Rockets Red Glare

I consider myself a fairly law abiding guy.  So long as we're not referring to speed limits, I am fairly intentional about following the rules - even if I don't necessarily agree with them or like them.  

Unless of course, you're referring to speed limits.  But I already mentioned that.

The Fourth of July poses a conundrum for me, or at least it did tonight.  As a Certified Guy, I am  a closet pyro.  The part of little boys fascinated with all things fire-related never seems to die - or mature - in guys.  You wonder why we're such the grill-meisters?  We get to play with fire.  Gas, lighter fluid, flint & tinder - makes no difference.  Where there's smoke, there's fire.  And where there's fire, there's probably a guy or two standing around nonchalantly thinking silently to themselves "Man that's cool!"

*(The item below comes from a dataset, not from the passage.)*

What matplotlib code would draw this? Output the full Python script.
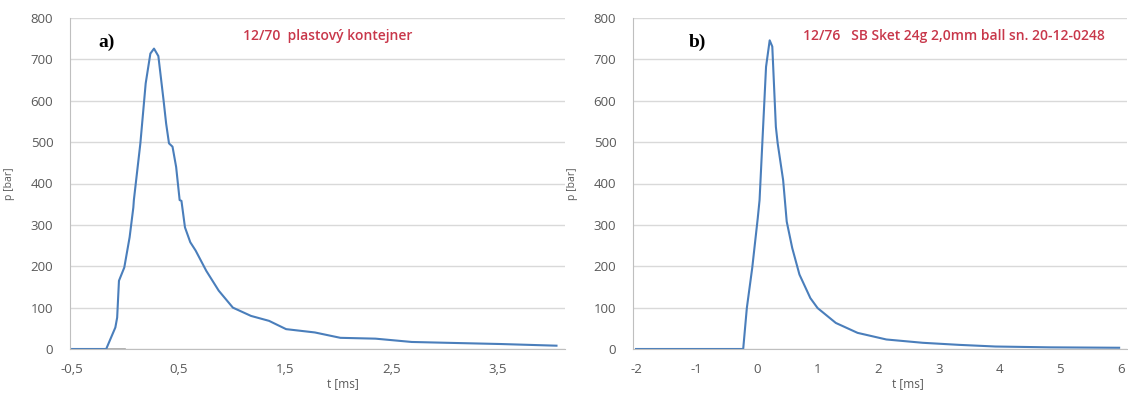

Spending the first eight years of my life in Indiana, I have memories of uncles gathered in the back yard to light sparklers or create writhing, black, acrid snakes with a black pellet and the end of a match.  If we had fireworks proper, I don't remember.  And I certainly wouldn't have been allowed to set them off.  Even the sparklers made my parents a bit nervous.  In hindsight, I can't blame them.  I'm not sure I'd be too eager to hand my seven-year old the pyrotechnic equivalent of a stick dipped in gasoline and covered with flammable pop-rocks before being lit on fire.  

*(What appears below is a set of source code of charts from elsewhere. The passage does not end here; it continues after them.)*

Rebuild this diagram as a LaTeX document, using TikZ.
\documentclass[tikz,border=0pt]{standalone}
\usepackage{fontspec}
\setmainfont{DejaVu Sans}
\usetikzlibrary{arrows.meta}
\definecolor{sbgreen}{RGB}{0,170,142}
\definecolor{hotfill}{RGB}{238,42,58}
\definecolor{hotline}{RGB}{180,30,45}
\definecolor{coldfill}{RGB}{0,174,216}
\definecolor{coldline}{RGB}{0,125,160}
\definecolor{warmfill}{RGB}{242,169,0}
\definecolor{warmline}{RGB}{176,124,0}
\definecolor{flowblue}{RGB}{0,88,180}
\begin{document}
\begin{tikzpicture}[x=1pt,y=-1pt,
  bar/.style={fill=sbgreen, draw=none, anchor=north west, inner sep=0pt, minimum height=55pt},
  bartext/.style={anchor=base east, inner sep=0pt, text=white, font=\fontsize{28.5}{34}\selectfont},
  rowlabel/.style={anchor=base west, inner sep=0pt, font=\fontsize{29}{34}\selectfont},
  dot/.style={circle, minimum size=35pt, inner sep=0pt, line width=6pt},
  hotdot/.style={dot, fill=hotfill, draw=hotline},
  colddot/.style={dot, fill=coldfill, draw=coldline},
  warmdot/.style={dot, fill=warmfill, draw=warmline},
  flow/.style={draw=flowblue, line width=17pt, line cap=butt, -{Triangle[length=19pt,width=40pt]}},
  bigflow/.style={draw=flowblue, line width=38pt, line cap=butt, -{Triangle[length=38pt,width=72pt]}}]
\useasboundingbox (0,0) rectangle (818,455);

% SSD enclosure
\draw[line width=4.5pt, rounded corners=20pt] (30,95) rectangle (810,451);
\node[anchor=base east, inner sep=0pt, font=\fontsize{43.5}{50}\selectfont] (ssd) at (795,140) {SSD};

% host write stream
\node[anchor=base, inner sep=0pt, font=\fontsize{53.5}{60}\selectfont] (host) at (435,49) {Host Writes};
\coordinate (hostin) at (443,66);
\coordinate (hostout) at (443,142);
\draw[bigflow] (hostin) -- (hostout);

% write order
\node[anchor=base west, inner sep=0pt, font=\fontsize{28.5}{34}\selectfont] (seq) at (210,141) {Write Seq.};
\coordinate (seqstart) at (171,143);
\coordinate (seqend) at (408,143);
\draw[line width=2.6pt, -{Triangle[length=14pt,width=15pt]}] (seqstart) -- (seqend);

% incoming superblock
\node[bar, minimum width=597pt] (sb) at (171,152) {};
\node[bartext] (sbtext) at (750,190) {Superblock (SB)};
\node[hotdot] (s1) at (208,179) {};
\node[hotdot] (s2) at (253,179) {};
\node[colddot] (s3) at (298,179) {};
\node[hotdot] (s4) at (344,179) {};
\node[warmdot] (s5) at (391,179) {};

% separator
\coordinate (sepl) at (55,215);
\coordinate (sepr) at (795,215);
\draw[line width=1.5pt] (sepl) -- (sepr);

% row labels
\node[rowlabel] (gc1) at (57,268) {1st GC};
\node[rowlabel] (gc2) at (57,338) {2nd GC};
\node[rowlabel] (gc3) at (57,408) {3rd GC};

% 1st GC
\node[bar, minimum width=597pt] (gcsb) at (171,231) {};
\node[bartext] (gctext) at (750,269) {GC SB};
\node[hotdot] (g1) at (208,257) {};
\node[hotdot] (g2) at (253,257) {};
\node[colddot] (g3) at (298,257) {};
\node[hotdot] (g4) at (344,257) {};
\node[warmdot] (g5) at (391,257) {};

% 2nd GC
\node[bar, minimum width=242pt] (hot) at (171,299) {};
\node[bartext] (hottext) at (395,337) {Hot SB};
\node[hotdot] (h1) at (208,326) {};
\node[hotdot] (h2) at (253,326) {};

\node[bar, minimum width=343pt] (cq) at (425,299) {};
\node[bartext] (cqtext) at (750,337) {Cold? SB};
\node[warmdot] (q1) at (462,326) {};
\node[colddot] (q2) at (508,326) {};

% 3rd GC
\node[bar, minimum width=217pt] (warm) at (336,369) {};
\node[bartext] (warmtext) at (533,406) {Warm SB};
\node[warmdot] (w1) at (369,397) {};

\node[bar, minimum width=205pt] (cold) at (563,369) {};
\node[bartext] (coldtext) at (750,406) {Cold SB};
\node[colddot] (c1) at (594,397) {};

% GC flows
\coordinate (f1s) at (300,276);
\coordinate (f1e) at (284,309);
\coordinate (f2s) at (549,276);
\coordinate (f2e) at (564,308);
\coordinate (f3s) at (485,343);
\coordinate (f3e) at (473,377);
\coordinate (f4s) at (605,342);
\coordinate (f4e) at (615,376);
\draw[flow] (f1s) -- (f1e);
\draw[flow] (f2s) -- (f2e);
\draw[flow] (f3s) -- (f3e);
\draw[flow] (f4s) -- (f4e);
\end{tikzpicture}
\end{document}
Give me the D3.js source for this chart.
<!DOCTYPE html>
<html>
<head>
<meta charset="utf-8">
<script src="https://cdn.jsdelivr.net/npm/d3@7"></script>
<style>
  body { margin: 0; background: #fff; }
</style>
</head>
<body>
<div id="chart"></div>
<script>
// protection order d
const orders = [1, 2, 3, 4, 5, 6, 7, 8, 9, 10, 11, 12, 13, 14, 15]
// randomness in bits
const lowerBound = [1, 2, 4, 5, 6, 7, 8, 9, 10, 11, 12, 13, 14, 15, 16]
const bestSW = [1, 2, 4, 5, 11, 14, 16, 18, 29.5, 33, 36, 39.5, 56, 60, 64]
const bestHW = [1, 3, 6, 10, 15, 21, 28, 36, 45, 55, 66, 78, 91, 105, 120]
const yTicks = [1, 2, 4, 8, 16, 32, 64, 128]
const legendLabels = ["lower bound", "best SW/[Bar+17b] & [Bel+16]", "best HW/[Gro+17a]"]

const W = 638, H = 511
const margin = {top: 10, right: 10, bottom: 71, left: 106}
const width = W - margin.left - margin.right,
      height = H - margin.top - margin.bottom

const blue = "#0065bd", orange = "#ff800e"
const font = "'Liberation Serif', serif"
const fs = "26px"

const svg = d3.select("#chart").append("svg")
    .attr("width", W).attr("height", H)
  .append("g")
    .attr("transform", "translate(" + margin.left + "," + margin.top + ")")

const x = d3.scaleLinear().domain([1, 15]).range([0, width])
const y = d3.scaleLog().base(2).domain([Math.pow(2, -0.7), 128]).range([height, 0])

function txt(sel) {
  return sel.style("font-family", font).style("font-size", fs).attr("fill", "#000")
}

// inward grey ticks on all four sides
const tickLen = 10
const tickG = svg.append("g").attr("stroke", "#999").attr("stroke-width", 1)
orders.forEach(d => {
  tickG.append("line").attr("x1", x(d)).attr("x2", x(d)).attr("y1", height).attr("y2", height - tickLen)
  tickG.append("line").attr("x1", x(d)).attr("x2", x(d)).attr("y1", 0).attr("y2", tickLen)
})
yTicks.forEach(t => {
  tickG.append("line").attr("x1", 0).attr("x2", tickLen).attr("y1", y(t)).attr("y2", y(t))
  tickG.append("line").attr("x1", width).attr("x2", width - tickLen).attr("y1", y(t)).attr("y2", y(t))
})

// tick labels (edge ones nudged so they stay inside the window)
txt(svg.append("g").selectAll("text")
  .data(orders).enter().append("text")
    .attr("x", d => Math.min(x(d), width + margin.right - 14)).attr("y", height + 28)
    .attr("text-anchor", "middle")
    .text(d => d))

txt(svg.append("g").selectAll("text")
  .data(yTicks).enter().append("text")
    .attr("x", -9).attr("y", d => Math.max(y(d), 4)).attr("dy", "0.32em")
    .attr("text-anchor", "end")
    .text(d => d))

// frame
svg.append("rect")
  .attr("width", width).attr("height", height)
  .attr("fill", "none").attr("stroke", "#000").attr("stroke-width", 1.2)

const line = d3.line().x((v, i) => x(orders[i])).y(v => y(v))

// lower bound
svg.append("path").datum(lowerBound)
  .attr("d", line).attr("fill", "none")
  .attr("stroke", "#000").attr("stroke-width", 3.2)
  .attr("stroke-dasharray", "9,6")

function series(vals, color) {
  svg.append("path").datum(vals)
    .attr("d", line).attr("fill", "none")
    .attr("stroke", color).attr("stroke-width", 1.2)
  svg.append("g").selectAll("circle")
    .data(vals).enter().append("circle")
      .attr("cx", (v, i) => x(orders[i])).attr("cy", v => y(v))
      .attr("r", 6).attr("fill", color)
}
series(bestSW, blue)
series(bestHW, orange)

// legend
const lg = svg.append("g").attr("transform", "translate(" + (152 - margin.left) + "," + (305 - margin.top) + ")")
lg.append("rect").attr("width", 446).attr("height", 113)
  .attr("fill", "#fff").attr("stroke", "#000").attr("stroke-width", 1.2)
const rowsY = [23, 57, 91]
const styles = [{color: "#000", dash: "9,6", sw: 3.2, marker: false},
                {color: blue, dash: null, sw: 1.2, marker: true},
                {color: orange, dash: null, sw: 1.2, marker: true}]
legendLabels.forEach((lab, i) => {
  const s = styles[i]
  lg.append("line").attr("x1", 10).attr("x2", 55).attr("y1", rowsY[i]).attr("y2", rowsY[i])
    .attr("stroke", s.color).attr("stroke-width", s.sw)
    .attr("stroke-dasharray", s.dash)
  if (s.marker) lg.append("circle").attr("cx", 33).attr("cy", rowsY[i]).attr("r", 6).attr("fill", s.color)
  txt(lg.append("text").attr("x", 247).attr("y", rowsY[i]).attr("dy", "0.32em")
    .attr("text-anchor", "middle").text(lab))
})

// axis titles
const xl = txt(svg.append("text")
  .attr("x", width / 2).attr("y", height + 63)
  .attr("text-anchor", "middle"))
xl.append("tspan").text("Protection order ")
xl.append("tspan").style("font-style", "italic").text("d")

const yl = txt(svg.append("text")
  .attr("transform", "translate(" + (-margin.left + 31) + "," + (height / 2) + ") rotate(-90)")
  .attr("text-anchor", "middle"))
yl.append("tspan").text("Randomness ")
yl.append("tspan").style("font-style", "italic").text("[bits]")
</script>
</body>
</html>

Fireworks were illegal and unobtainable in Phoenix, so the rest of my childhood offered no options for breaking the law with fireworks.  In St. Louis, fireworks were legal, but not in our particular part of the city.  However, I bought a ton of them and set them off like a giddy school-boy two years running - without the least bit of guilt.  Mostly because the rest of our block was doing pretty much the same thing.

So it was not without a sense of irony that I grumbled tonight about the neighbors setting off a half-dozen or so loud fireworks next door to us.  Inconsistency gives me hemorrhoids if I notice it.  And so I checked my indignation at the brazen lack of respect for the law our next-door neighbors displayed tonight.  If they wake my kids (they didn't), they'll go back to sleep.  The odds of burning my house down are pretty slim.  Chill out, dude.  Am I really getting that old?  

For a couple of moments tonight, it seemed that I was.  

Our nation has lasted for 230-some years based on some fundamental precepts about the nature of the universe, and a few unwritten rules about being willing to cut a reasonable amount of slack to other people upon occasion.  Not that we need to - or ought to - tolerate fundamental disrespect for the law, or breaking the law in significant ways.  However, if we're too uptight about every single little rule, we're not much fun to be around - no matter how safe we may think the rules keep us.  Two nights a year I end up listening to fireworks being set off by people who ought to know better than to do so.  Depending on the location, I may be one of those people myself.  But two nights a year I can deal with a reasonable level of disturbance.  So can my kids.  And our dog.  So long as we're not in obvious or unreasonable danger.  And it's this ability to not sweat the little things that has facilitated our nation's former descriptor of 'melting pot'.  

Happy Birthday, America.  And thanks to my neighbors for keeping the pyrotechnics to a minimum and ending them at a decent hour.